After a busy, stressful day where I’m so focused on work, when I get back into my kitchen and I’m cooking, the magic there is that I’m also not thinking about me. I actually decompress. That half hour of putting together a family meal is another yoga for me. I’m constantly engaged in all these small practices that allow me to not get attached to thoughts inside my head, which are usually telling me lies.
Do you do other things besides the treadmill and disc golf?

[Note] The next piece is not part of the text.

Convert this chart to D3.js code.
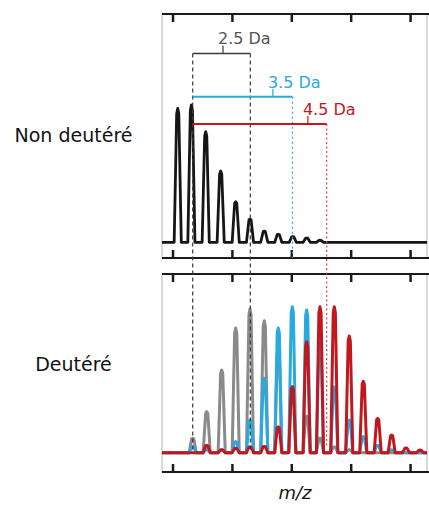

I just started. My son lifts, and we have weights in the house. I have to be very, very careful when I run. No potholes, leaves, gravel, or things that could alter my gait and hurt myself again. But I got a Hydrow rowing machine. I can’t recommend it enough. It is a full-body workout. It does work out your legs, your core, your shoulders. It also works out your brain. There is a pacing to it, and a form to it, and I happen to be a big fan. I love it because it has a screen, and I can row down famous bodies of water. Weightlifting and rowing, those are the new things.
On the food front, when it comes to cooking at home, what are some meals people can make with things they already have in their kitchen but are also healthy and nutritious?
I tell people, if you want to be a better home cook, you have to be a better shopper. I get asked the question: You have to make a quick pantry meal from what you have on hand. I describe something, and people are like, “You have that on hand?” It’s like, of course I do! I have a process for cooking for my family that I’ve been committed to for over three decades.
If all you have is dry pasta and tinned sauce in the cabinet, then guess what you’re making for dinner? Pasta with sauce, right? If you keep the most basic and rudimentary of vegetables, the ones that traditionally keep longer—carrots, rutabagas, parsnips—you can do a vegetable saute. You can take a vegetable shaver, mimic the pasta shape, and toss them with noodles, and a little olive oil, and actually have a very healthy pasta dish. If you have a dry-aged cheese, whether it’s a pecorino romano, a parmesan, or any of the other dozens of dried cheeses from all around the world, then guess what? You would be able to use those as well.
If you put certain cuts of meat or fish into Ziploc bags and freeze them flat, they’ll defrost in 45 seconds to two minutes, thereby making weekday choices a breeze. You can saute a few cutlets, or scallopini of fish, or a protein to have with these vegetables if you choose not to have any pasta at all. If you have those vegetables in your house, and you happen to have a few salad items—lettuce, cucumber, tomatoes, onions—you can make yourself an extremely healthy meal with just a four-ounce piece of chicken. Pound it out on Sunday while you’re watching sports, and freeze it in stacks. I have a stack of probably 12 boneless, skinless chicken thighs that I lightly pounded out, put between paper, and put them in a big gallon Ziploc, and froze them. They probably take, I don’t know, 15 minutes, 18 minutes to defrost while I’m getting everything else together. So, you can set yourself up for success. I would caution people: You are what you eat. That is probably the biggest piece of wellness that’s not discussed in doctor’s offices these days. I wish it were. It’s the cornerstone of Eastern medicine. I have a doctor of Eastern medicine that I see, and the first question that he asks me all the time is, “What are you eating?”
What, to you, is America’s most underrated food city?
Well, this is going to sound like a setup, but I think I live there.
Minneapolis?
Yeah, the Twin Cities of Minneapolis and St. Paul. We don’t have the depth that other cities have. We don’t have 700 Korean restaurants like New York, but we finally have some really good ones. When you look at the entire breadth of what we have, I think Minneapolis can compete food-wise with any city. The biggest trends right now are what we call hobbyist cooking. [Chefs] don’t buy bacon, they make their own, right? They make their own pickles. They make their own pies. Pies are very in right now. You sit down in a restaurant that describes itself a certain way. It’s almost a given that if there’s a jam, or a jelly—let’s say with a pate, or a terrine, or with your eggs and toast in the morning—it’s made in-house, right? These are all big things. It’s usually said in a very obnoxious way. Chef makes his own seasonal jams and jellies.